I've never really been one for celebrating specific dates as milestones, but I do thoroughly enjoy ruminating on the passing of time. I'm still loving my one-line-a-day, five-year journal for that reason. Although I hadn't made note of the calendar dates at the time, it reminded me of the date Sam and I got engaged and even the date we decided on a wedding venue. Smaller, but equally notable, events like the time our trivia team won some money or the time a bird pooped directly on my face (I wasn't even looking up!) while walking to a friend's cocktail party and carrying a baked brie also crop up. You wouldn't think these are memories that could be forgotten. 
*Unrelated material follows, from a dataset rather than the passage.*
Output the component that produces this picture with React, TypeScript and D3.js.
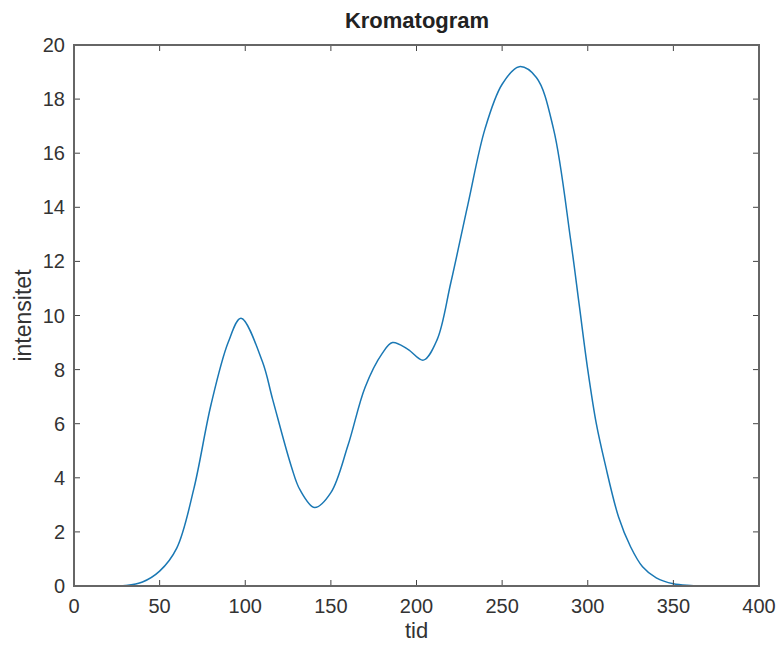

I also enjoy noting the similarities from year to year (although granted it's only been the one year, so my frame of reference is pretty small). Some characters come and go, but the main ones stay the same and do shockingly similar things. I'd forgotten what plans I'd made for Labor Day last year, but apparently I did exactly what I did this year: hang out with my now in-laws in New Jersey. And it was just as lovely then as it was now. I also realized I talk about trivia in my journal far too much, but I tend to think that's because Mondays are usually devoid of all other interesting activities. I guess what I'm saying (if I were to try to come to some neatly supported point), is that the repetition I at first thought made me boring and predictable is actually fairly comforting. I like doing new things, but I also really enjoy routine. And, frankly, answering trivia questions. 

I think I lost the thread of the point a little while ago, but no matter. Happy September, readers! And happy anniversary to whatever milestone big or small today commemorates for you because it's always something.